Он спокойно стерпел грубое слово. Пусть говорит что хочет. Лишь бы ушла скорей. Несчастная, глупая, нелепая баба… — Света, ты сейчас не в себе. Но, может, все и обойдется? — Он осторожно поднял ее под локотки.
Она не сопротивлялась, не возражала. Послушно прошла в прихожую.
— Только одна к тебе просьба, миленький, — она замерла на миг в дверном проеме, уже за порогом, — одна-единственная просьба. У тебя ведь есть знакомые в Онкоцентре на Каширке. Я знаю, есть… Позвони, замолви словечко. Там лучшие специалисты, а без звонка сложно.
— Ну, знакомые — громко сказано… Ладно, попробую что-нибудь сделать. Попытаюсь.
Она сделала легкое, почти машинальное движение. Раньше она всегда целовала его в щеку, уходя. А теперь не успела. Он мягко отстранился и закрыл дверь.
Возможно, со стороны все это выглядело жестоко, но никто не смотрел со стороны. А Егор Николаевич не сомневался, что поступил разумно и правильно.
В тех печальных и щекотливых обстоятельствах для него было главной задачей, чтобы массажистка Света Петрова исчезла из его жизни навсегда. И она исчезла.
* * *
— Ольга Николаевна, вы были знакомы с гражданином Калашниковым Глебом Константиновичем?
— Да.
— Как давно?
— Меньше года.
— Когда вы видели его в последний раз?
— Неделю назад.
Оля Гуськова сидела в маленькой кухне, низко опустив голову, и говорила еле-еле. Она вовсе не удивилась, когда майор Кузьменко позвонил в дверь, представился, показал свое удостоверение. Молча прошла с ним в кухню, уселась на табуретку. Она не казалась напуганной, растерянной. Она выглядела так, словно ужасно устала, хочет спать и прямо сейчас уронит голову на облупленный кухонный стол и заснет. Майор стоял и курил у приоткрытого окна.
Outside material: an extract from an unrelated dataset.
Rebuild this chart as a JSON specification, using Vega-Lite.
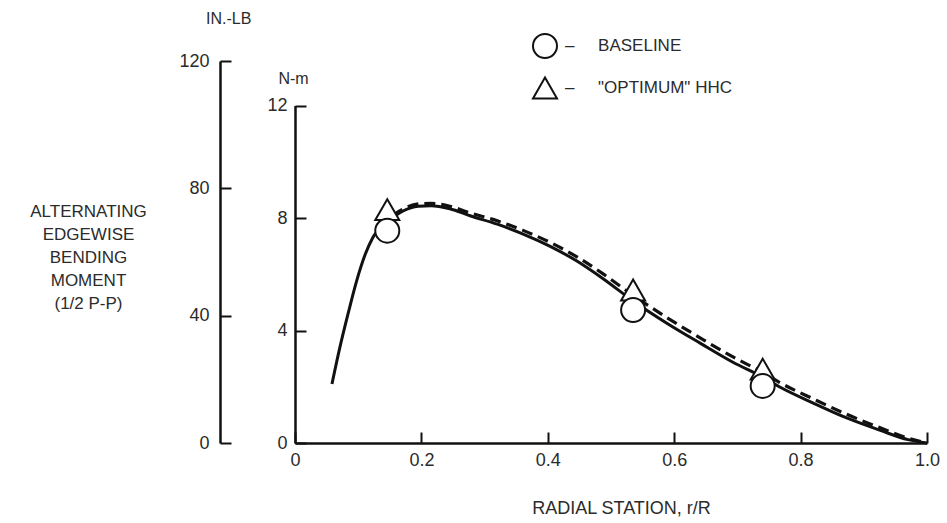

— Ольга Николаевна, как вы провели вечер четвертого сентября? — спросил майор.
— Я была на работе.
— Вы ушли оттуда в одиннадцать. И сразу поехали домой?
Ольга молчала, глядя в одну точку, мимо майора, куда-то за окно. За стеной, в единственной комнате, такой же нищей и убогой, как эта крошечная кухня, громко кряхтела и охала сумасшедшая старуха. Полчаса назад она заявила, что четвертого сентября ее внучка вернулась домой страшно поздно. Под утро. Она вообще возвращается слишком поздно, забывает, что дома ее ждет беспомощный, больной человек. И форточку открывает постоянно. И не кормит. Хорошо бы кто-нибудь на нее повлиял, чтобы она лучше относилась к своей несчастной бабушке, которая всю жизнь ей отдала, ночей не спала… «Да, действительно, чума, а не старуха, — подумал майор, — если живешь с такой под одной крышей, недолго и свихнуться».